Sometimes I wish my parents would go back to Korea, just so they could stop using their inability to have learned competent basic English as an excuse to be irresponsible and push the burden of their woes onto my sister and I. It sounds terrible, but I sometimes believe that if the monumental, albeit imaginary, language and cultural barrier didn’t stand in front of them, my parents might be able to take care of their own bullshit as opposed to heaping the responsibilities onto their children.

I understand the value of family and that we’re all supposed to be there for one another unconditionally, but in order for things to genuinely have any remote shot at success, all lines of communication must be open, and there has to be a mutual respect and acceptance that exists from all parties involved. I have no problem with helping my family or other people in general, because I like to imagine myself as a fairly decent person at the core, but it gets to a point where people that people who don’t help themselves are beyond any external help. That’s how I feel about my family sometimes, and it makes me feel genuinely lousy.
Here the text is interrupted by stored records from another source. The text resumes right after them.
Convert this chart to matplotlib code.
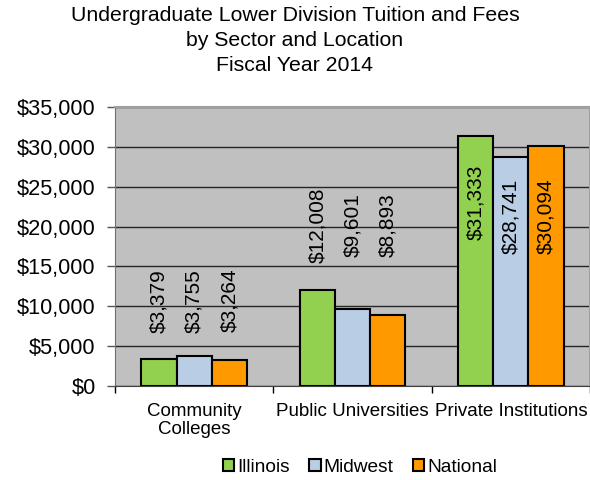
import matplotlib
matplotlib.use("Agg")
import matplotlib.pyplot as plt
import numpy as np

plt.rcParams['font.family'] = ['Liberation Sans', 'DejaVu Sans']

categories = ["Community\nColleges", "Public Universities", "Private Institutions"]
series_names = ["Illinois", "Midwest", "National"]
illinois = [3379, 12008, 31333]
midwest = [3755, 9601, 28741]
national = [3264, 8893, 30094]
colors = ["#92D050", "#B9CDE5", "#FF9900"]
# vertical centre of each rotated data label (data units), per series
label_centers = [[10700, 20200, 23000],
                 [10700, 20200, 21250],
                 [10700, 20200, 21350]]
yticks = [0, 5000, 10000, 15000, 20000, 25000, 30000, 35000]

fig = plt.figure(figsize=(5.9, 4.8), dpi=100)
ax = fig.add_axes([0.195, 0.196, 0.805, 0.581])
ax.set_facecolor("#C0C0C0")

x = np.arange(len(categories))
w = 0.222
for i, (vals, name, col) in enumerate(zip([illinois, midwest, national], series_names, colors)):
    pos = x + (i - 1) * w
    ax.bar(pos, vals, width=w, color=col, edgecolor="black", linewidth=1.5,
           label=name, zorder=3)
    for px, v, yc in zip(pos, vals, label_centers[i]):
        ax.text(px, yc, "${:,}".format(v), rotation=90, ha="center", va="center",
                fontsize=15, zorder=4)

ax.set_xlim(-0.5, 2.5)
ax.set_ylim(0, 35000)
ax.set_yticks(yticks)
ax.set_yticklabels(["${:,}".format(t) for t in yticks], fontsize=15.7)
ax.yaxis.grid(True, color="#262626", linewidth=1.0, zorder=0)
ax.set_axisbelow(True)

ax.set_xticks(x)
ax.set_xticklabels(categories, fontsize=13.5, linespacing=1.1)
ax.tick_params(axis="x", which="major", length=0, pad=12)
ax.set_xticks([-0.5, 0.5, 1.5, 2.5], minor=True)
ax.tick_params(axis="x", which="minor", length=5, width=1, color="black", direction="out")
ax.tick_params(axis="y", length=6, width=1, color="#555555", direction="out", pad=8)

for s in ["top", "right"]:
    ax.spines[s].set_color("#A0A0A0")
    ax.spines[s].set_linewidth(1.5)
ax.spines["left"].set_color("#707070")
ax.spines["bottom"].set_color("#404040")

fig.text(0.5, 0.988, "Undergraduate Lower Division Tuition and Fees\nby Sector and Location\nFiscal Year 2014",
         ha="center", va="top", fontsize=15.3, linespacing=1.42)

leg = fig.legend(loc="center", bbox_to_anchor=(0.61, 0.027), ncol=3, frameon=False,
                 fontsize=13.8, handlelength=0.6, handleheight=0.6, handletextpad=0.15,
                 columnspacing=1.0)
for h in leg.legend_handles:
    h.set_linewidth(1.5)

fig.savefig("out.png", dpi=100)
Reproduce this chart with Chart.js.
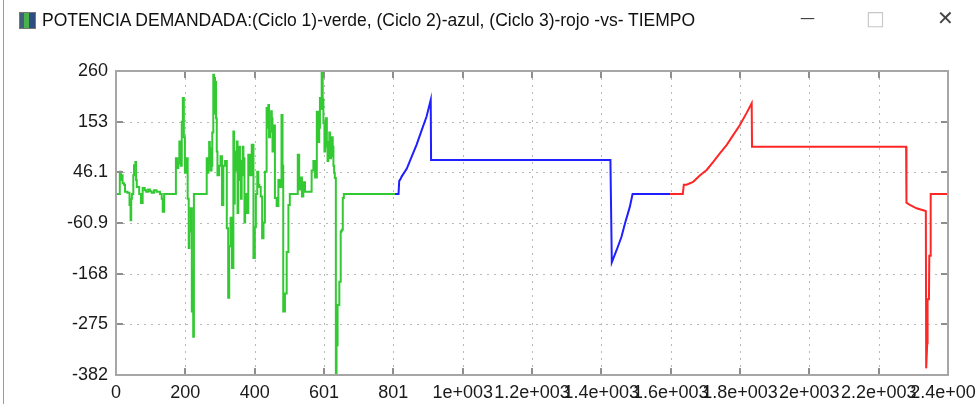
<!DOCTYPE html>
<html>
<head>
<meta charset="utf-8">
<script src="https://cdn.jsdelivr.net/npm/chart.js@4.4.0/dist/chart.umd.min.js"></script>
<style>
  html, body { margin: 0; padding: 0; background: #fff; }
  #wrap { position: relative; width: 976px; height: 404px; overflow: hidden; background: #fff; }
  #edge { position: absolute; left: 3px; top: 0; width: 1px; height: 404px; background: #9a9a9a; }
  #icon { position: absolute; left: 19px; top: 12px; width: 15px; height: 15px; border: 1px solid #777;
          background: linear-gradient(90deg, #41607a 0 30%, #49b24f 30% 62%, #2d4e7e 62%); }
  #title { position: absolute; left: 42px; top: 10px; font: 17.5px "Liberation Sans", Arial, sans-serif; color: #111; white-space: nowrap; }
  .ctl { position: absolute; top: 6px; font: 20px "DejaVu Sans", sans-serif; color: #444; }
  canvas { position: absolute; left: 0; top: 0; }
</style>
</head>
<body>
<div id="wrap">
  <canvas id="chart" width="976" height="404"></canvas>
  <div id="edge"></div>
  <div id="icon"></div>
  <div id="title">POTENCIA DEMANDADA:(Ciclo 1)-verde, (Ciclo 2)-azul, (Ciclo 3)-rojo -vs- TIEMPO</div>
  <div class="ctl" style="left:800px;top:9px;font-size:15px;">—</div>
  <div class="ctl" style="left:866px;color:#c8c8c8;">□</div>
  <div class="ctl" style="left:937px;">✕</div>
</div>
<script>
// axis labels as the original program printed them
const xTickLabels = ["0", "200", "400", "601", "801", "1e+003", "1.2e+003", "1.4e+003",
                     "1.6e+003", "1.8e+003", "2e+003", "2.2e+003", "2.4e+003"];
const yTickLabels = ["-382", "-275", "-168", "-60.9", "46.1", "153", "260"];
const xMax = 2403;
const yMin = -382, yMax = 260;

// Ciclo 1 (verde)
const cycle1Time = [0,4,11,14,16,19,23,26,33,39,
  42,44,46,50,52,56,58,60,67,72,
  77,83,87,93,98,103,110,117,127,132,
  135,139,170,173,177,180,183,187,190,193,
  196,199,204,207,210,212,216,219,221,223,
  225,260,262,264,267,269,271,273,276,278,
  281,283,284,286,289,291,293,298,302,306,
  310,315,320,324,327,331,335,339,341,343,
  346,349,351,353,356,358,361,363,366,368,
  371,373,377,382,387,392,397,401,404,408,
  411,414,418,422,426,430,435,437,440,442,
  445,448,450,452,454,459,464,469,474,478,
  481,483,488,493,498,502,522,525,529,533,
  537,541,546,560,565,570,575,580,584,587,
  589,592,594,597,599,602,604,606,609,611,
  613,616,618,621,623,626,628,630,632,635,
  637,640,645,649,652,655,658,806];
const cycle1Power = [0,0,47,30,40,23,20,5,3,-23,
  -55,-10,0,40,61,68,30,15,0,-19,
  13,8,5,10,6,3,8,5,0,-10,
  -37,0,0,76,55,65,111,60,153,203,
  120,45,76,-10,-114,-79,-30,-248,-160,-301,
  0,0,76,45,65,110,97,50,60,130,
  252,170,245,237,160,90,40,60,80,-23,
  60,70,-72,-219,-110,-50,-156,132,-20,50,
  90,111,-40,30,100,70,-10,40,100,76,
  -60,0,-40,83,40,104,-135,-70,0,47,
  20,15,-5,-93,-60,47,182,140,188,120,
  132,175,160,90,145,-8,-25,30,15,167,
  60,-248,-210,-122,-23,0,0,83,10,35,
  -5,25,5,5,50,70,35,174,110,140,
  203,180,258,200,150,90,132,160,100,70,
  110,130,76,80,120,100,60,45,34,-382,
  -319,-234,-185,-79,-75,-8,0,0];

// Ciclo 2 (azul)
const cycle2Time = [806,816,818,822,825,840,854,868,883,897,909,910,1428,1432,1446,1460,1470,1484,1492,1600];
const cycle2Power = [0,0,28,32,37,54,79,104,135,164,199,72,72,-144,-118,-90,-62,-27,0,0];

// Ciclo 3 (rojo)
const cycle3Time = [1600,1637,1640,1648,1667,1687,1706,1725,1744,1764,1783,1802,1821,1836,1837,
  2282,2283,2293,2312,2336,2339,2340,2343,2344,2348,2349,2352,2353,2403];
const cycle3Power = [0,0,20,20,26,40,51,68,86,104,125,146,171,192,100,
  100,-18,-23,-30,-35,-36,-368,-315,-222,-222,-130,-130,0,0];

const toPoints = (t, p) => t.map((v, i) => ({ x: v, y: p[i] }));

// dotted grid underneath, grey frame with inward ticks on top
const framePlugin = {
  id: 'frame',
  beforeDatasetsDraw(chart) {
    const { ctx, chartArea: a, scales: { x, y } } = chart;
    ctx.save();
    ctx.strokeStyle = '#b8b8b8';
    ctx.lineWidth = 1;
    ctx.setLineDash([2, 5]);
    x.ticks.forEach(t => {
      const px = Math.round(x.getPixelForValue(t.value)) + 0.5;
      ctx.beginPath(); ctx.moveTo(px, a.top); ctx.lineTo(px, a.bottom); ctx.stroke();
    });
    y.ticks.forEach(t => {
      const py = Math.round(y.getPixelForValue(t.value)) + 0.5;
      ctx.beginPath(); ctx.moveTo(a.left, py); ctx.lineTo(a.right, py); ctx.stroke();
    });
    ctx.restore();
  },
  afterDatasetsDraw(chart) {
    const { ctx, chartArea: a, scales: { x, y } } = chart;
    const len = 7;
    ctx.save();
    ctx.strokeStyle = '#8e8e8e';
    ctx.lineWidth = 2;
    x.ticks.forEach(t => {
      const px = Math.round(x.getPixelForValue(t.value));
      ctx.beginPath();
      ctx.moveTo(px, a.top); ctx.lineTo(px, a.top + len);
      ctx.moveTo(px, a.bottom); ctx.lineTo(px, a.bottom - len);
      ctx.stroke();
    });
    y.ticks.forEach(t => {
      const py = Math.round(y.getPixelForValue(t.value));
      ctx.beginPath();
      ctx.moveTo(a.left, py); ctx.lineTo(a.left + len, py);
      ctx.moveTo(a.right, py); ctx.lineTo(a.right - len, py);
      ctx.stroke();
    });
    ctx.strokeStyle = '#a6a6a6';
    ctx.strokeRect(a.left, a.top, a.right - a.left, a.bottom - a.top);
    ctx.restore();
  }
};

const tickFont = { family: '"Liberation Sans", Arial, sans-serif', size: 18 };

new Chart(document.getElementById('chart'), {
  type: 'line',
  data: {
    datasets: [
      { label: 'Ciclo 1', data: toPoints(cycle1Time, cycle1Power), borderColor: '#33c933', stepped: true },
      { label: 'Ciclo 2', data: toPoints(cycle2Time, cycle2Power), borderColor: '#1f1fff' },
      { label: 'Ciclo 3', data: toPoints(cycle3Time, cycle3Power), borderColor: '#ff2626' }
    ]
  },
  options: {
    responsive: false,
    animation: false,
    devicePixelRatio: 1,
    layout: { padding: { top: 71, right: 28, left: 0, bottom: 0 } },
    elements: { point: { radius: 0 }, line: { borderWidth: 2, tension: 0 } },
    plugins: { legend: { display: false }, tooltip: { enabled: false } },
    scales: {
      x: {
        type: 'linear', min: 0, max: xMax,
        grid: { display: false, drawTicks: false }, border: { display: false },
        afterBuildTicks: s => { s.ticks = xTickLabels.map((l, i) => ({ value: i * xMax / (xTickLabels.length - 1) })); },
        afterFit: s => { s.height = 29; s.paddingLeft = 0; s.paddingRight = 0; },
        ticks: { autoSkip: false, maxRotation: 0, minRotation: 0, padding: 7, color: '#1a1a1a', font: tickFont,
                 callback: (v, i) => xTickLabels[i] }
      },
      y: {
        type: 'linear', min: yMin, max: yMax,
        grid: { display: false, drawTicks: false }, border: { display: false },
        afterBuildTicks: s => { s.ticks = yTickLabels.map((l, i) => ({ value: yMin + i * (yMax - yMin) / (yTickLabels.length - 1) })); },
        afterFit: s => { s.width = 116; s.paddingTop = 0; s.paddingBottom = 0; },
        ticks: { padding: 8, color: '#1a1a1a', font: tickFont, callback: (v, i) => yTickLabels[i] }
      }
    }
  },
  plugins: [framePlugin]
});
</script>
</body>
</html>
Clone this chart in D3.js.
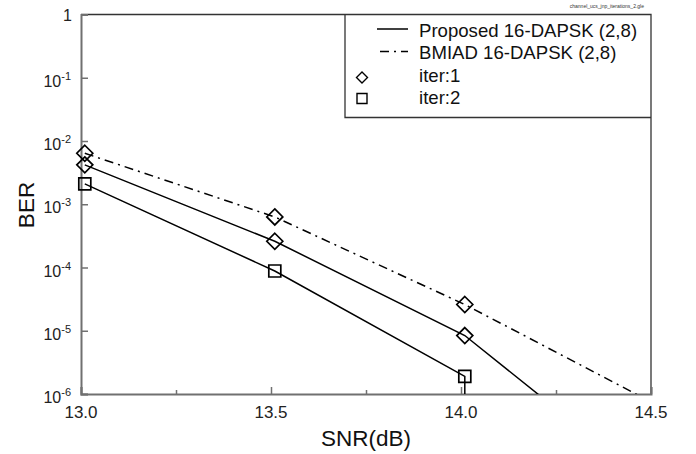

The story goes like this: Second-generation Koreans emigrate to the United States to do some sort of blue-collar work, whether it’s something agricultural or something more mundane like dry cleaning or operating a liquor store. I can’t say that I necessarily understand the rationale behind it, but often times the justification is “for the kids,” and often times “to have a better life.” The third generation of Koreans are essentially raised as Americans with as much Korean ideals as they are forcibly engrained with. In the perfect ending to this story, they become successful and make a boatload of money to where they can support their aging parents through the remainder of their lives as well as sustaining themselves and produce the next generation and sustain them too, with hopes that they will repeat the cycle, however theoretically from a higher starting point.

But the world ain’t perfect, and we live in reality. There aren’t nearly enough happy endings.